You can read Kristof’s entire piece here.
+ The Hypocrisy of `Helping’ the Poor by Paul Thereoux, who just visited many depressed communities in the south. Excerpts:
EVERY so often, you hear grotesquely wealthy American chief executives announce in sanctimonious tones the intention to use their accumulated hundreds of millions, or billions, “to lift people out of poverty.” Sometimes they are referring to Africans, but sometimes they are referring to Americans. And here’s the funny thing about that: In most cases, they have made their fortunes by impoverishing whole American communities, having outsourced their manufacturing to China or India, Vietnam or Mexico.
Buried in a long story about corruption in China in The New York Times a couple of months ago was the astonishing fact that the era of “supercharged growth” over the past several decades had the effect of “lifting more than 600 million people out of poverty.” From handouts? From Habitat for Humanity? From the Clinton Global Initiative?
No, oddly enough, China has been enriched by American-supplied jobs, making most of the destined-for-the-dump merchandise you find on store shelves all over America, every piece of plastic you can name, as well as Apple products, Barbie dolls or Nike LeBron basketball shoes retailed in the United States for up to $320 a pair. “The uplifting of impoverished people” was one of the reasons Phil Knight, Nike’s co-founder, gave in 1998 for moving his factories out of the United States. …
The strategy of getting rich on cheap labor in foreign countries while offering a sop to America’s poor with charity seems to me a wicked form of indirection. If these wealthy chief executives are such visionaries, why don’t they understand the simple fact that what people want is not a handout along with the uplift ditty but a decent job?
Some companies have brought manufacturing jobs back to the United States, a move called “reshoring,” but so far this is little more than a gesture. It seems obvious that executives of American companies should invest in the Deep South as they did in China. If this modest proposal seems an outrageous suggestion, to make products for Nike, Apple, Microsoft and others in the South, it is only because the American workers would have to be paid fairly. Perhaps some chief executives won’t end up multibillionaires as a result, but neither will they have to provide charity to lift Americans out of poverty.
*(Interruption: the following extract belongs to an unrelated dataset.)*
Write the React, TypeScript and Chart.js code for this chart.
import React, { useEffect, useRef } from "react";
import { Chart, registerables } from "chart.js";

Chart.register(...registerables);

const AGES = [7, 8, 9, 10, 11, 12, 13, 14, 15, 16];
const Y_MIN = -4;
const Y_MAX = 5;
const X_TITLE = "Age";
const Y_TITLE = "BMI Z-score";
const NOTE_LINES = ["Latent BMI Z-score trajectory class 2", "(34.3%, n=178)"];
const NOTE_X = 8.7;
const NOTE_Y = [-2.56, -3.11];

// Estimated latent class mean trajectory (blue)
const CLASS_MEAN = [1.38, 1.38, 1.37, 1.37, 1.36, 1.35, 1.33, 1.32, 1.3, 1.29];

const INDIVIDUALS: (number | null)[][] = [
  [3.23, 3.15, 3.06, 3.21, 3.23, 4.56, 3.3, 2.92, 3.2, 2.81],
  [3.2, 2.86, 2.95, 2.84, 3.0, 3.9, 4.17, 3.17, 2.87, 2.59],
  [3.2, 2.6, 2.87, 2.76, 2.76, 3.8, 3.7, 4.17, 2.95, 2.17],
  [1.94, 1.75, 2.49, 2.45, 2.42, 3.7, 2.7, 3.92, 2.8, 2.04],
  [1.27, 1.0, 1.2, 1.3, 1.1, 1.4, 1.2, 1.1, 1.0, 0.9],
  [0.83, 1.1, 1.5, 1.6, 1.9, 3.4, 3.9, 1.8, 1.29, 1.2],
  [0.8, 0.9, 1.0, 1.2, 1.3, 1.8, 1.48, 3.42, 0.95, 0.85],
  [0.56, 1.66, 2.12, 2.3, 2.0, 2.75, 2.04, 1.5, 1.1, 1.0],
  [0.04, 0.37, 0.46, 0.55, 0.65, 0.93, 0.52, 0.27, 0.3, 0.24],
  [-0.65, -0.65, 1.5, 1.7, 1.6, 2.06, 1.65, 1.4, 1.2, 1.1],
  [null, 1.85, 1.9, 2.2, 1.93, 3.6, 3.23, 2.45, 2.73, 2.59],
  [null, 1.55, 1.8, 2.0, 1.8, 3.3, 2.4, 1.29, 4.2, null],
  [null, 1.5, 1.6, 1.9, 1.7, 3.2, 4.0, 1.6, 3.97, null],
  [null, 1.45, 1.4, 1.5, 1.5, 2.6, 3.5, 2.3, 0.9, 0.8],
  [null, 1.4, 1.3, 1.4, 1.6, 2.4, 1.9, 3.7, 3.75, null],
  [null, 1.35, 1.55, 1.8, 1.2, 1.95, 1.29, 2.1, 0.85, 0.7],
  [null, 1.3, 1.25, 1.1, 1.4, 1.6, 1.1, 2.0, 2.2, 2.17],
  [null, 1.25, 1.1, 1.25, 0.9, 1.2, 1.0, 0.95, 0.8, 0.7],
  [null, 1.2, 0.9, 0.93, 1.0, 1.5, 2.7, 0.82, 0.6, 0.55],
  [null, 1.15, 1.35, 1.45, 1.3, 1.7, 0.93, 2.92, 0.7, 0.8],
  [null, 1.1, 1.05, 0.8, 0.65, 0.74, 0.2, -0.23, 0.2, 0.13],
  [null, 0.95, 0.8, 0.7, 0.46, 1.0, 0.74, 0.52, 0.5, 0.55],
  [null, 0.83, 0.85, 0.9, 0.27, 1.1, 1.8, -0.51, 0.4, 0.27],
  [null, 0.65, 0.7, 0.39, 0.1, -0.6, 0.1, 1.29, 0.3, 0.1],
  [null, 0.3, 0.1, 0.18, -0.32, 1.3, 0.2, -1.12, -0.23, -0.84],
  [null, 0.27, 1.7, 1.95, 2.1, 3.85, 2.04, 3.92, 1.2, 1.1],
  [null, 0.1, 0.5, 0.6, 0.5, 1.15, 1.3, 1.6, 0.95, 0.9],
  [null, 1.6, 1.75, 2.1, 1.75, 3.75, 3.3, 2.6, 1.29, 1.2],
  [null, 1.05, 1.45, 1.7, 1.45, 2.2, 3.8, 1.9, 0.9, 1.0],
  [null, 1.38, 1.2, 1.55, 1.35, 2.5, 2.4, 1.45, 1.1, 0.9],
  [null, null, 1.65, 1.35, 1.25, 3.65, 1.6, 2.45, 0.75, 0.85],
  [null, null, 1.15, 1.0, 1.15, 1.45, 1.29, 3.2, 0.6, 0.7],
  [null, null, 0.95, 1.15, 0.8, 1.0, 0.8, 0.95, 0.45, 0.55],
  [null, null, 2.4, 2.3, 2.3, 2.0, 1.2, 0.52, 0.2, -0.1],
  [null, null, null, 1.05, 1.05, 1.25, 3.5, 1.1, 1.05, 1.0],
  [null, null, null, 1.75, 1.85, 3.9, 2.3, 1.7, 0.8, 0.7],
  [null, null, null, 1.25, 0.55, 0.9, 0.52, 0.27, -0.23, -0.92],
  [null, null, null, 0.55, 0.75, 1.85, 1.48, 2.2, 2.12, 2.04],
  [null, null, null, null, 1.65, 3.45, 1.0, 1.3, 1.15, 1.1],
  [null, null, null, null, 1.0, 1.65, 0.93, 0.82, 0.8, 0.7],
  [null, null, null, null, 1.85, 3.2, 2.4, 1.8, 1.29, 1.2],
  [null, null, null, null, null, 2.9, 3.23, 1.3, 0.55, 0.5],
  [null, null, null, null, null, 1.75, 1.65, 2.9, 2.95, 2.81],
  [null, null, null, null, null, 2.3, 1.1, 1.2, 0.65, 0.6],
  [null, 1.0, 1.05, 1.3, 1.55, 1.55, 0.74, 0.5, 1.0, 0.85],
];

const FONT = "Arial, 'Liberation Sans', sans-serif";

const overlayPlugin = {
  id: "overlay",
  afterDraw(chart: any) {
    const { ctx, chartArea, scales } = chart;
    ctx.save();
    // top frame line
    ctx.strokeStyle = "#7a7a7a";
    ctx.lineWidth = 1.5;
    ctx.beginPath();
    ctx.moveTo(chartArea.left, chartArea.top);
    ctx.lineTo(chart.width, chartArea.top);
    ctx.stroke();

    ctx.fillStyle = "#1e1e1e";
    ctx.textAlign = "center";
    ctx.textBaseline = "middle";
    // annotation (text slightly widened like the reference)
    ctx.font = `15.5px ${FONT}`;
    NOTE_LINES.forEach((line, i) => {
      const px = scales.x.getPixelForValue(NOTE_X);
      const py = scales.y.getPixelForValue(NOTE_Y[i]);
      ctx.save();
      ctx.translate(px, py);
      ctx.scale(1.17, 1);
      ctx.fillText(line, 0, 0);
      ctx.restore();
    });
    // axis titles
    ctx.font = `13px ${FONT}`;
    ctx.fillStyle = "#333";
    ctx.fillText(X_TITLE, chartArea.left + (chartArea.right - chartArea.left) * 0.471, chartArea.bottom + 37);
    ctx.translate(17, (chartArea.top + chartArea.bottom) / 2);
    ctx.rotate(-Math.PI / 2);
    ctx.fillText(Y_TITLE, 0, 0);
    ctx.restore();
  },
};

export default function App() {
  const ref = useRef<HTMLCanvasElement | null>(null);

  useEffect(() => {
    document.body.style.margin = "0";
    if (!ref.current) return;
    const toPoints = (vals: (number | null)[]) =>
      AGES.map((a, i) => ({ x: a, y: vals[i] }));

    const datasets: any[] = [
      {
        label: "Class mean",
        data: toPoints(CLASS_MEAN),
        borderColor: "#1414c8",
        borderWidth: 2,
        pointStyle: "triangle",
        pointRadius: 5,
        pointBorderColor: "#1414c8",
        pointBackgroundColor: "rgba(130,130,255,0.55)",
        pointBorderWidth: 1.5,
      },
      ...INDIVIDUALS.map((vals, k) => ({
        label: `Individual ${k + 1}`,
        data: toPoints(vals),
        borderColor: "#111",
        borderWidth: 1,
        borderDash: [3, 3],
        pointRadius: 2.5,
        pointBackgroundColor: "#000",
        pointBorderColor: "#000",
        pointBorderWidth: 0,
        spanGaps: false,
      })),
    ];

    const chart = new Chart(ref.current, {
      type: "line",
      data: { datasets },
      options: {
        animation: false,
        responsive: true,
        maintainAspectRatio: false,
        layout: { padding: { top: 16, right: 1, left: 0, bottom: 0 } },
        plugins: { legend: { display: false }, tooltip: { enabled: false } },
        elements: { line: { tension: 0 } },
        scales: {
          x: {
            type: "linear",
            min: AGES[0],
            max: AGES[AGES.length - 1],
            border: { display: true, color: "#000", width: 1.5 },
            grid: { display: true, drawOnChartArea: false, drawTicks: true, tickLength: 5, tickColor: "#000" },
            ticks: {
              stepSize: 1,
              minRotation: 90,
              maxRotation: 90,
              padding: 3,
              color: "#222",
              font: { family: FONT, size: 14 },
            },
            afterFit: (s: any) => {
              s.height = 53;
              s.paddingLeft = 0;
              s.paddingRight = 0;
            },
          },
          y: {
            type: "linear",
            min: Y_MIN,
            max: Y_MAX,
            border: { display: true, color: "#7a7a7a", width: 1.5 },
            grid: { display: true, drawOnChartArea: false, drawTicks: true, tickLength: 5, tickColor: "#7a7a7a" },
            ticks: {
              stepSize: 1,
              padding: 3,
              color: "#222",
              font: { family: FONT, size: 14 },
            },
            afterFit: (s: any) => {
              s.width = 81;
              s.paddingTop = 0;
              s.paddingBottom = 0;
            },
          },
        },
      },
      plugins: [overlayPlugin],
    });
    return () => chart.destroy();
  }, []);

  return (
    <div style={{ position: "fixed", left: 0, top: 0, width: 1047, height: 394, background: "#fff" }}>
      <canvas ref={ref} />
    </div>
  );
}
Read the entire depressing article here.

Harry Newton, whose “big” moment has come. His second granddaughter Sophie is now crawling. This short video shot by mother Claire is about as good a it gets. Check out the pure enjoyment on Sophie’s face as she topples the blocks.
Click SophieCrawling.








Here’s a better speed test site:
http://www.dslreports.com/speedtest
Excellent speech by Mark Steyn……thanks for sharing.
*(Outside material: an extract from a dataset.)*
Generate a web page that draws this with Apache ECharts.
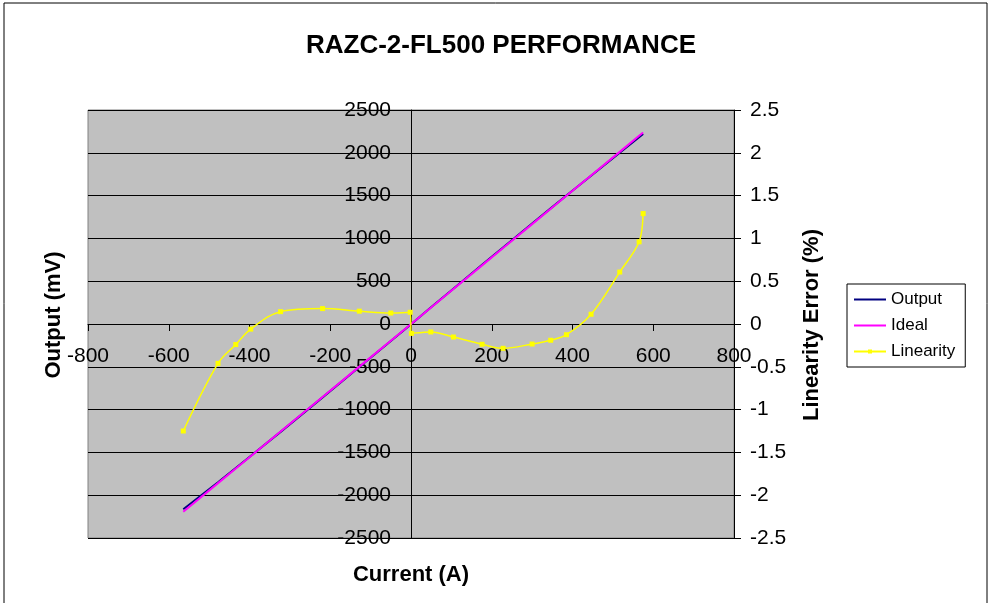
<!DOCTYPE html>
<html>
<head>
<meta charset="utf-8">
<script src="https://cdn.jsdelivr.net/npm/echarts@6/dist/echarts.min.js"></script>
<style>
html, body { margin: 0; padding: 0; background: #fff; }
#chart { width: 990px; height: 603px; }
</style>
</head>
<body>
<div id="chart"></div>
<script>
// current (A) at each measured point
var currents = [-564, -478, -434, -397, -323, -219, -128, -50, -2, 1, 49, 105, 176, 228, 300, 346, 385, 446, 517, 565, 575];
// sensor output (mV)
var outputMv = [-2165, -1848, -1682, -1542, -1260, -857, -502, -198, -11, 7, 193, 412, 691, 894, 1173, 1351, 1501, 1732, 2002, 2183, 2220];
// ideal output (mV)
var idealMv = [-2194, -1859, -1688, -1544, -1256, -852, -498, -195, -8, 4, 191, 408, 685, 887, 1167, 1346, 1498, 1735, 2011, 2198, 2237];
// linearity error (%)
var linearityPct = [-1.25, -0.46, -0.24, -0.06, 0.144, 0.18, 0.15, 0.128, 0.137, -0.11, -0.093, -0.152, -0.237, -0.284, -0.234, -0.19, -0.125, 0.114, 0.607, 0.96, 1.29];

var seriesNames = ['Output', 'Ideal', 'Linearity'];
var xRange = [-800, 800, 200];
var mvRange = [-2500, 2500, 500];
var pctRange = [-2.5, 2.5, 0.5];

var FONT = '"Liberation Sans", Arial, sans-serif';

function pairs(ys) {
  return currents.map(function (c, i) { return [c, ys[i]]; });
}
function plain(v) { return String(v); }

var chart = echarts.init(document.getElementById('chart'));
var option = {
  animation: false,
  backgroundColor: '#fff',
  textStyle: { fontFamily: FONT },
  grid: {
    left: 88, right: 256, top: 110, bottom: 65,
    show: true,
    backgroundColor: '#C0C0C0',
    borderColor: '#808080',
    borderWidth: 1
  },
  legend: {
    data: [
      { name: 'Output', itemStyle: { opacity: 0 } },
      { name: 'Ideal', itemStyle: { opacity: 0 } },
      { name: 'Linearity' }
    ],
    orient: 'vertical',
    left: 847,
    top: 284,
    padding: [7, 10, 7, 6],
    itemGap: 9,
    itemWidth: 32,
    itemHeight: 5,
    borderColor: '#000',
    borderWidth: 1,
    backgroundColor: '#fff',
    textStyle: { fontSize: 17, color: '#000', fontFamily: FONT }
  },
  xAxis: {
    type: 'value',
    min: xRange[0], max: xRange[1], interval: xRange[2],
    axisLine: { onZero: true, lineStyle: { color: '#000', width: 1 } },
    axisTick: { length: 7, lineStyle: { color: '#000' } },
    // labels sit under the zero line, not at the grid's bottom edge
    axisLabel: { color: '#000', fontSize: 21, margin: -192, fontFamily: FONT, formatter: plain },
    splitLine: { show: false }
  },
  yAxis: [
    {
      type: 'value',
      min: mvRange[0], max: mvRange[1], interval: mvRange[2],
      axisLine: { show: true, onZero: true, lineStyle: { color: '#000', width: 1 } },
      axisTick: { show: true, length: 7, lineStyle: { color: '#000' } },
      axisLabel: { color: '#000', fontSize: 21, margin: -303, fontFamily: FONT, formatter: plain },
      splitLine: { show: true, lineStyle: { color: '#000', width: 1 } }
    },
    {
      type: 'value',
      position: 'right',
      min: pctRange[0], max: pctRange[1], interval: pctRange[2],
      axisLine: { show: true, onZero: false, lineStyle: { color: '#000', width: 1 } },
      axisTick: { show: true, length: 7, lineStyle: { color: '#000' } },
      axisLabel: { color: '#000', fontSize: 21, margin: 16, fontFamily: FONT, formatter: plain },
      splitLine: { show: false }
    }
  ],
  series: [
    {
      name: 'Output',
      type: 'line',
      yAxisIndex: 0,
      data: pairs(outputMv),
      symbol: 'none',
      lineStyle: { color: '#000080', width: 2 },
      itemStyle: { color: '#000080' }
    },
    {
      name: 'Ideal',
      type: 'line',
      yAxisIndex: 0,
      data: pairs(idealMv),
      symbol: 'none',
      lineStyle: { color: '#FF00FF', width: 2 },
      itemStyle: { color: '#FF00FF' }
    },
    {
      name: 'Linearity',
      type: 'line',
      yAxisIndex: 1,
      data: pairs(linearityPct),
      smooth: 0.35,
      symbol: 'rect',
      symbolSize: 5,
      lineStyle: { color: '#FFFF00', width: 1.5 },
      itemStyle: { color: '#FFFF00' }
    }
  ],
  graphic: [
    {
      type: 'rect',
      shape: { x: 4, y: 3, width: 983, height: 640 },
      style: { fill: 'none', stroke: '#000', lineWidth: 1 },
      silent: true
    },
    {
      type: 'text', x: 501, y: 46,
      style: { text: 'RAZC-2-FL500 PERFORMANCE', fontSize: 26, fontWeight: 'bold', fontFamily: FONT, fill: '#000', align: 'center', verticalAlign: 'middle' }
    },
    {
      type: 'text', x: 411, y: 575,
      style: { text: 'Current (A)', fontSize: 22, fontWeight: 'bold', fontFamily: FONT, fill: '#000', align: 'center', verticalAlign: 'middle' }
    },
    {
      type: 'text', x: 54, y: 315, rotation: Math.PI / 2,
      style: { text: 'Output (mV)', fontSize: 22, fontWeight: 'bold', fontFamily: FONT, fill: '#000', align: 'center', verticalAlign: 'middle' }
    },
    {
      type: 'text', x: 812, y: 325, rotation: Math.PI / 2,
      style: { text: 'Linearity Error (%)', fontSize: 22, fontWeight: 'bold', fontFamily: FONT, fill: '#000', align: 'center', verticalAlign: 'middle' }
    }
  ]
};
chart.setOption(option);
</script>
</body>
</html>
Re: The Hypocrisy of `Helping’ the Poor. To bad he does not write about the problems and solution. the federal tax code taxes your efforts to get
ahead. Get a job, work more hours, earn
a bonus, receive a promotion and the reward is to pay more tax. And go into debt and get a tax deduction. The 47% think they re not paying taxes, but pay some 28% per dollar in hidden/ embedded business taxes as a regressive sales tax. Want a solution? Move the tax base from production to consumption. Learn more at http://www.fairtax.org
Paul Thereoux, like most Liberals, carefully selects his “facts” to make his points, in line with the Liberal theory. The positive effects we’ve had on China and much of the poor world, is MAGNIFICENT. And also drives American corporations to do a better more efficient job. Net, net: all gain. Oh, and Paul is a Liberal ass, as are most of them.